» **Material provided**

-- Begin --

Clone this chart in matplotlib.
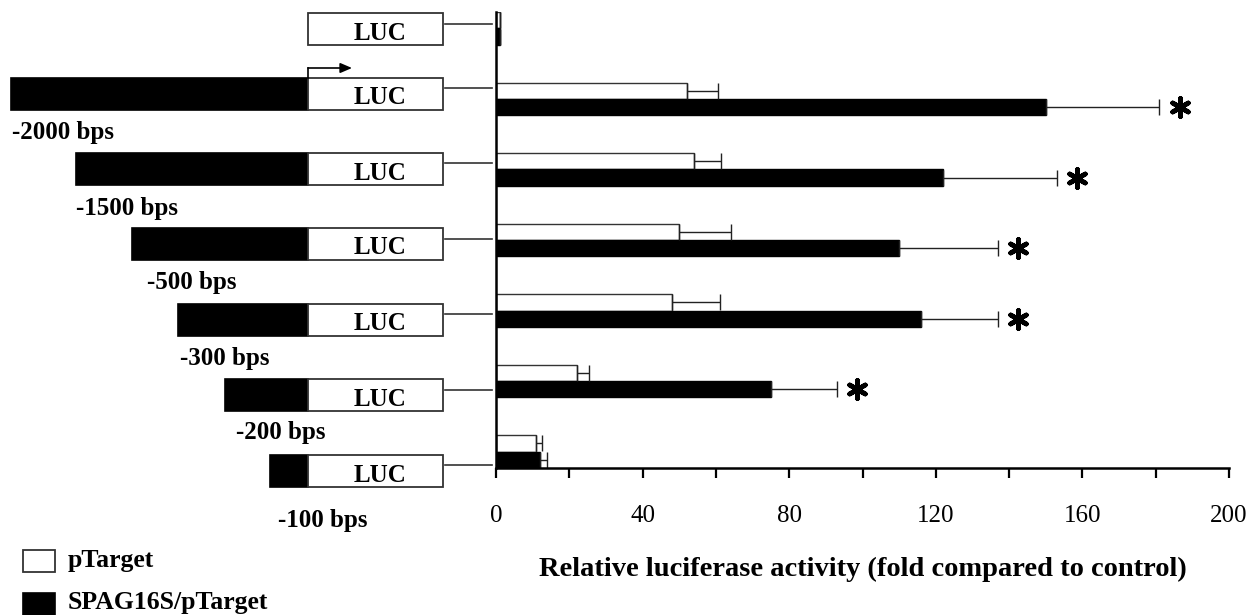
import numpy as np
import matplotlib.pyplot as plt
from matplotlib.patches import Rectangle

# ====> data
constructs = ['', '-2000 bps', '-1500 bps', '-500 bps', '-300 bps', '-200 bps', '-100 bps']
ptarget = [1, 52, 54, 50, 48, 22, 11]
ptarget_err = [0, 8.5, 7.5, 14, 13, 3.5, 1.5]
spag16s = [1, 150, 122, 110, 116, 75, 12]
spag16s_err = [0, 31, 31, 27, 21, 18, 2]
significant = [False, True, True, True, True, True, False]
series_names = ['pTarget', 'SPAG16S/pTarget']
xticks = [0, 40, 80, 120, 160, 200]

plt.rcParams['font.family'] = ['Liberation Serif', 'DejaVu Serif']

W, H = 1259, 615
fig = plt.figure(figsize=(W / 100, H / 100), dpi=100)

# ====> promoter constructs, drawn in pixel coordinates
dax = fig.add_axes([0, 0, 1, 1])
dax.set_xlim(0, W)
dax.set_ylim(H, 0)
dax.axis('off')

row_tops = [13, 78, 153, 228, 304, 379, 455]
promoter_left = [None, 11, 76, 132, 178, 225, 270]
label_x = [None, 12, 76, 147, 180, 236, 278]
label_y = [None, 133, 208, 283, 358, 433, 520]
link_y = [24, 88, 163, 239, 314, 390, 465]
luc_left, luc_right, box_h = 308, 443, 32

for i, top in enumerate(row_tops):
    if promoter_left[i] is not None:
        dax.add_patch(Rectangle((promoter_left[i], top), luc_left - promoter_left[i], box_h,
                                facecolor='black', edgecolor='black', lw=1.2))
        dax.text(label_x[i], label_y[i], constructs[i], fontsize=18, fontweight='bold',
                 ha='left', va='center')
    dax.add_patch(Rectangle((luc_left, top), luc_right - luc_left, box_h,
                            facecolor='white', edgecolor='#333333', lw=1.3))
    dax.text(380, top + box_h / 2 + 4, 'LUC', fontsize=18, fontweight='bold',
             ha='center', va='center')
    dax.plot([luc_right + 2, 492], [link_y[i], link_y[i]], color='#333333', lw=1.2)

# transcription start arrow
dax.plot([luc_left, luc_left], [row_tops[1], 68], color='black', lw=1.2)
dax.annotate('', xy=(352, 68), xytext=(luc_left, 68),
             arrowprops=dict(arrowstyle='-|>,head_length=0.7,head_width=0.3',
                             color='black', lw=1.2, shrinkA=0, shrinkB=0))

# legend
dax.add_patch(Rectangle((23, 550), 32, 22, facecolor='white', edgecolor='#333333', lw=1.3))
dax.add_patch(Rectangle((23, 593), 32, 22, facecolor='black', edgecolor='black', lw=1.2))
dax.text(68, 561, series_names[0], fontsize=18.5, fontweight='bold', va='center')
dax.text(68, 603, series_names[1], fontsize=18.5, fontweight='bold', va='center')

# ====> bar chart
ax = fig.add_axes([496 / W, 1 - 468 / H, (1229 - 496) / W, (468 - 12) / H])
ax.patch.set_alpha(0)
n = len(constructs)
y = np.arange(n)
h = 0.234
ekw = dict(ecolor='#222222', elinewidth=1.0, capsize=6, capthick=1.0)
ax.barh(y - h / 2, ptarget, height=h, color='white', edgecolor='#333333', lw=1.0,
        xerr=[np.zeros(n), ptarget_err], error_kw=ekw)
ax.barh(y + h / 2, spag16s, height=h, color='black', edgecolor='black', lw=1.0,
        xerr=[np.zeros(n), spag16s_err], error_kw=ekw)

for i in range(n):
    if significant[i]:
        ax.scatter(spag16s[i] + spag16s_err[i] + 5.5, y[i] + h / 2, marker=(6, 2, 0),
                   s=170, linewidths=3.4, color='black', clip_on=False)

ax.set_xlim(0, 200)
ax.set_ylim(n - 1 + h, -h)
ax.set_yticks([])
ax.set_xticks(xticks)
ax.set_xticks(np.arange(20, 200, 40), minor=True)
ax.tick_params(axis='x', which='both', direction='out', length=7, width=1.6,
               labelsize=18, pad=20)
for side in ['top', 'right']:
    ax.spines[side].set_visible(False)
for side in ['left', 'bottom']:
    ax.spines[side].set_linewidth(1.8)
ax.set_xlabel('Relative luciferase activity (fold compared to control)',
              fontsize=20.5, fontweight='bold', labelpad=21)

plt.savefig('out.png', dpi=100)
plt.close()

-- End --

» **Instructions for the task**
Up to and including the line containing "from matplotlib.patches import Rectangle", repeat every line from the start of the data, but none of the pictures.

» **Output for this task**
Clone this chart in matplotlib.
import numpy as np
import matplotlib.pyplot as plt
from matplotlib.patches import Rectangle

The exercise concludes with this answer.